Start Data excerpt

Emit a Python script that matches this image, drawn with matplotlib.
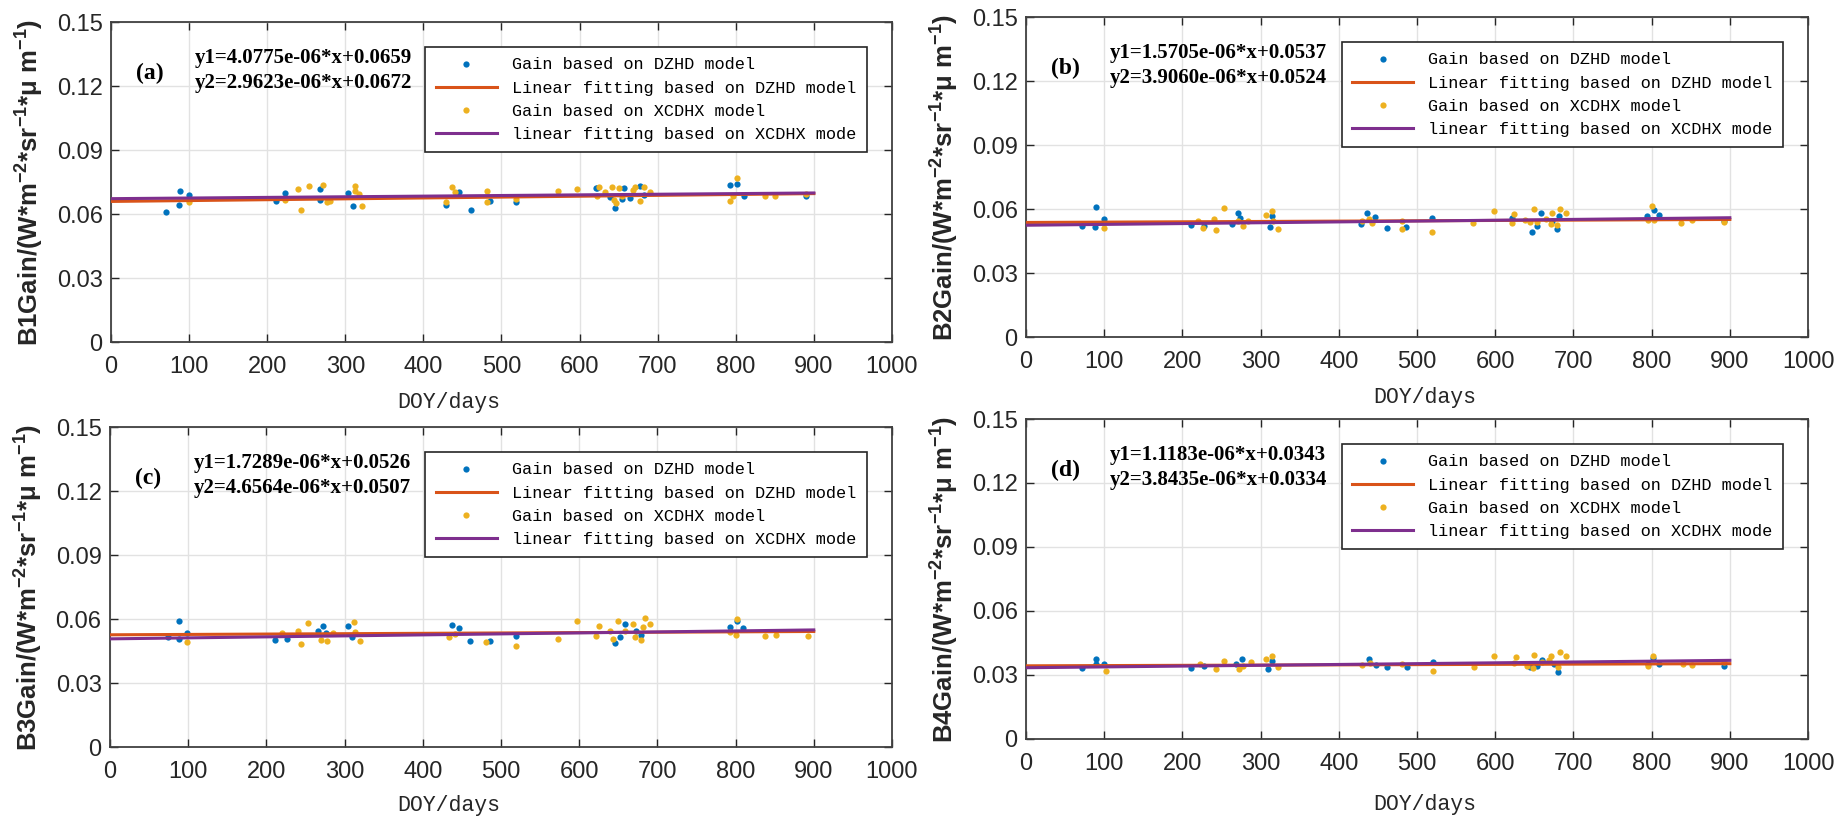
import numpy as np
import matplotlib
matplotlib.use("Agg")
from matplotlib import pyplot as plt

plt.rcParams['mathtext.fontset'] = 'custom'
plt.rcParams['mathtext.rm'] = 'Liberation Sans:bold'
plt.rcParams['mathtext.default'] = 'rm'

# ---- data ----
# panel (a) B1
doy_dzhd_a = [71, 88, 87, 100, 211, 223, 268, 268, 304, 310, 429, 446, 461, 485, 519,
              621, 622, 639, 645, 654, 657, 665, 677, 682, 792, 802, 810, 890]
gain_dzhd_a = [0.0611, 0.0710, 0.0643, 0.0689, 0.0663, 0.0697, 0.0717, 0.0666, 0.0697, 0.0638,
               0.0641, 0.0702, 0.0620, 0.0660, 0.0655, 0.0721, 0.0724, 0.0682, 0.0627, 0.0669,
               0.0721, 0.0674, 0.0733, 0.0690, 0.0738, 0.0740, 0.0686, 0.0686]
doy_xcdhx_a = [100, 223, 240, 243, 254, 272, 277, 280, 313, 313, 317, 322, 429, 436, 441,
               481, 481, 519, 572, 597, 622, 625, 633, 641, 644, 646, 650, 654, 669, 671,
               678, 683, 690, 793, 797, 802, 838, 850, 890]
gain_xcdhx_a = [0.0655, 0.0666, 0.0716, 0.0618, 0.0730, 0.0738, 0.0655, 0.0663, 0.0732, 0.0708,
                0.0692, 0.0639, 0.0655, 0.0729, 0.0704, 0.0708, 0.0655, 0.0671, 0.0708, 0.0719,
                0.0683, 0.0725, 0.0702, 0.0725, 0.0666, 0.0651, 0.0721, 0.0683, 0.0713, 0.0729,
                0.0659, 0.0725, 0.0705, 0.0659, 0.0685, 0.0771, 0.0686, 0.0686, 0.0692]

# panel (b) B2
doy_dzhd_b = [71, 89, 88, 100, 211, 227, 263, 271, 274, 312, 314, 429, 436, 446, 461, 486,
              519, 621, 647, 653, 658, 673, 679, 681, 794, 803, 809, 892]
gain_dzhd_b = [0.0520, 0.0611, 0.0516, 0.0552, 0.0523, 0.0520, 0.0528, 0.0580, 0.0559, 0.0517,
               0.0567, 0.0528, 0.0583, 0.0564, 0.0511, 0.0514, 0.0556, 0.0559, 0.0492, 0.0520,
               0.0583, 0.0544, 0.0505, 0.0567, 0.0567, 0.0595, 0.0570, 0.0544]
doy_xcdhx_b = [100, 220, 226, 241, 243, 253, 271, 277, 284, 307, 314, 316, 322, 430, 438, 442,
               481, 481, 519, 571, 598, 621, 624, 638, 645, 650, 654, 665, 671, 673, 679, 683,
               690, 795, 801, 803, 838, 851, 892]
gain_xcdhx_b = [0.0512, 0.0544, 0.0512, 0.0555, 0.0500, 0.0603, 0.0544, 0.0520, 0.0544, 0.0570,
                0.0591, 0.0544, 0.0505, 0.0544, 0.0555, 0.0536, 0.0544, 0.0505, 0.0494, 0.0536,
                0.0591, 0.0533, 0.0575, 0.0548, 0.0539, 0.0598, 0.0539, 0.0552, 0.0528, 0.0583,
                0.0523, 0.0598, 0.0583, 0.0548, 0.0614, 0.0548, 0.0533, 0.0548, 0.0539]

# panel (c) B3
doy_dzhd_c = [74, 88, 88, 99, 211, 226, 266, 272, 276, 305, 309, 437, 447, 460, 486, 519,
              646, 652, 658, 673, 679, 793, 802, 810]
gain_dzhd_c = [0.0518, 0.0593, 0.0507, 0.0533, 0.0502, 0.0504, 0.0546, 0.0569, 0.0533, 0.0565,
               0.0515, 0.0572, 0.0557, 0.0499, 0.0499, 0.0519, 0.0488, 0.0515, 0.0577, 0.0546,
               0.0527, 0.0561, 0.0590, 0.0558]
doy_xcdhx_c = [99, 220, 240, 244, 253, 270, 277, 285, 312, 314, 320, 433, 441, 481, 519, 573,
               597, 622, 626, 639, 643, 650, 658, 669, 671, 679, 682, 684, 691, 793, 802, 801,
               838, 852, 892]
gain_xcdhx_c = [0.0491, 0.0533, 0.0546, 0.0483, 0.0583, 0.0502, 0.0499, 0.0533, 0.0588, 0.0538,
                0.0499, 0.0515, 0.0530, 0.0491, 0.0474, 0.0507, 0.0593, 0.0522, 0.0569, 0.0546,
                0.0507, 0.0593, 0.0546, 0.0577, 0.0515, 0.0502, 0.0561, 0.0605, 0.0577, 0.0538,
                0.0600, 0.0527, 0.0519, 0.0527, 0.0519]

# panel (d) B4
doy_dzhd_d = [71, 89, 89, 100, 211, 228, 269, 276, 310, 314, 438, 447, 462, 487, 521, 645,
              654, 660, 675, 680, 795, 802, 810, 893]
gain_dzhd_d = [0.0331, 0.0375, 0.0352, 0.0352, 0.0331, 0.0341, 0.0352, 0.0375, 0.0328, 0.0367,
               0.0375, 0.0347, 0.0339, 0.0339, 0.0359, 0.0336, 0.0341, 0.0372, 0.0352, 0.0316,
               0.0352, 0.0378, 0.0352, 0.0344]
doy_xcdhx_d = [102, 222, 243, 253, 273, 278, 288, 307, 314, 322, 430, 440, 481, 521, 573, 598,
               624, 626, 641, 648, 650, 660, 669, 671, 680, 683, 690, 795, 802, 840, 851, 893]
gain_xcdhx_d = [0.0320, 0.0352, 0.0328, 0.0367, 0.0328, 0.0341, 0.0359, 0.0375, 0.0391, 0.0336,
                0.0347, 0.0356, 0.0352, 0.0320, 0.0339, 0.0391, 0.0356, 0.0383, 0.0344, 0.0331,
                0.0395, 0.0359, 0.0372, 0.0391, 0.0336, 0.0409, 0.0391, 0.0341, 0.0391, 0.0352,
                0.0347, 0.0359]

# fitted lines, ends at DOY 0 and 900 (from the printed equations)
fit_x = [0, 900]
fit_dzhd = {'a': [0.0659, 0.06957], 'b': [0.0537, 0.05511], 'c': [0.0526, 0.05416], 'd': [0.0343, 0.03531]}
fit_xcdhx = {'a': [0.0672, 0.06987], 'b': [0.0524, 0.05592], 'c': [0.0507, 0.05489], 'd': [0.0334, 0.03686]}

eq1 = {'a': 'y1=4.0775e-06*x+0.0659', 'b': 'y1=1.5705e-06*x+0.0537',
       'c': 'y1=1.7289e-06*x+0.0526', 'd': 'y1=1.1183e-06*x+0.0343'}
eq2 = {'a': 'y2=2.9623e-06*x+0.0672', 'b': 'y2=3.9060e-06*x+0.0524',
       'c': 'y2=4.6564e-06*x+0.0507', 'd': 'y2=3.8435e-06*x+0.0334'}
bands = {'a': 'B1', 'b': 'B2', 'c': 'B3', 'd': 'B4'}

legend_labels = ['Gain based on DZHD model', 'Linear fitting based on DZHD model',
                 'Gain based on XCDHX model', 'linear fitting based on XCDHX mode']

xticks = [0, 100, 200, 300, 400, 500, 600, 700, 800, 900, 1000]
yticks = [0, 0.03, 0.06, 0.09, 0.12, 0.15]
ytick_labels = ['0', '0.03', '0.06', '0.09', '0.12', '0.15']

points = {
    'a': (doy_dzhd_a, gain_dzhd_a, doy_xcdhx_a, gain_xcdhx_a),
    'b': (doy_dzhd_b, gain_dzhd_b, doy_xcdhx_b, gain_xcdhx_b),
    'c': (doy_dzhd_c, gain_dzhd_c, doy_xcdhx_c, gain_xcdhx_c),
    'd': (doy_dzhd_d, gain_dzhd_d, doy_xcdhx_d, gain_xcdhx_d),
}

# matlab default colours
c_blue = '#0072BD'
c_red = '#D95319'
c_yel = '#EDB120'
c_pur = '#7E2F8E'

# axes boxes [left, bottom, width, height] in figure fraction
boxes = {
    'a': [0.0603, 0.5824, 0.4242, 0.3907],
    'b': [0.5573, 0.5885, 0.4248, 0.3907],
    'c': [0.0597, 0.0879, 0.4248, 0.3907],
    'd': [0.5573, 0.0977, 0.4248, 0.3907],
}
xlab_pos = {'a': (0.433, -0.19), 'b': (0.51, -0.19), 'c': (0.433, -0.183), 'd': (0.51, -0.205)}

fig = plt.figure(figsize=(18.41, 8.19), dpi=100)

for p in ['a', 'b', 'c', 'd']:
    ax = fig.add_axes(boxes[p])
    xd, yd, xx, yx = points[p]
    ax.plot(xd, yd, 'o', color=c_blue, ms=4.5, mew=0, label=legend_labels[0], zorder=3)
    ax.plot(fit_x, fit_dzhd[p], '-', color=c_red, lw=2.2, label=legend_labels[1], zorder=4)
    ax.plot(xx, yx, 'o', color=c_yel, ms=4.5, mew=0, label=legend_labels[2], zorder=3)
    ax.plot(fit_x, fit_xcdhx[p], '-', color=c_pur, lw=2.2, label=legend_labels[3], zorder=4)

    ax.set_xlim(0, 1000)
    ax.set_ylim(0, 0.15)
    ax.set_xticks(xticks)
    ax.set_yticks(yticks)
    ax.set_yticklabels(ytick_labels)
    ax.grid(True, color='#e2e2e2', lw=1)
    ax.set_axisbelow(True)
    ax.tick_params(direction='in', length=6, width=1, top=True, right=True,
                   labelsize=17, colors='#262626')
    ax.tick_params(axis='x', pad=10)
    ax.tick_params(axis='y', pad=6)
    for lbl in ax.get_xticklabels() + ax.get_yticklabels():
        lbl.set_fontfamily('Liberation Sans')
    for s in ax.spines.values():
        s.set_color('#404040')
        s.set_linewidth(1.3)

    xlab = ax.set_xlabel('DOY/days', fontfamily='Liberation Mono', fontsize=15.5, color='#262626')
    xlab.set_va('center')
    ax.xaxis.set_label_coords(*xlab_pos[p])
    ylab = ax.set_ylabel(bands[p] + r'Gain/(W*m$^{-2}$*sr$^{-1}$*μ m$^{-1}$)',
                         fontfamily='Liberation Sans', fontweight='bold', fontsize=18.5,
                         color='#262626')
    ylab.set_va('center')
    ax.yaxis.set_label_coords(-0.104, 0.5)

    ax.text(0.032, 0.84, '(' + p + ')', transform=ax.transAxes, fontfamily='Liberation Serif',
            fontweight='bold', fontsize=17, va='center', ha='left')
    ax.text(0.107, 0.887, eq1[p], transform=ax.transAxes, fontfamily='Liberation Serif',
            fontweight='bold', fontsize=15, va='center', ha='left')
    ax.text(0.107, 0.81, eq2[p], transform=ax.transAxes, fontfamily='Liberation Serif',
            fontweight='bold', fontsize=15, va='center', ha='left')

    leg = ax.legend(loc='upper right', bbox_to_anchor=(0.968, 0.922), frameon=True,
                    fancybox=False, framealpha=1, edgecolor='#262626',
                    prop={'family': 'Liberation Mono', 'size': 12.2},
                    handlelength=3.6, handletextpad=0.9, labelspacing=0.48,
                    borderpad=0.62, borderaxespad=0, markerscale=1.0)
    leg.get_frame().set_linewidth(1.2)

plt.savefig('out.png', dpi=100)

End Data excerpt

### What is expected
Leave the pictures out and please restate exactly the lines running from the start of the material through the one with "plt.rcParams['mathtext.default'] = 'rm'".

### Written answer
Emit a Python script that matches this image, drawn with matplotlib.
import numpy as np
import matplotlib
matplotlib.use("Agg")
from matplotlib import pyplot as plt

plt.rcParams['mathtext.fontset'] = 'custom'
plt.rcParams['mathtext.rm'] = 'Liberation Sans:bold'
plt.rcParams['mathtext.default'] = 'rm'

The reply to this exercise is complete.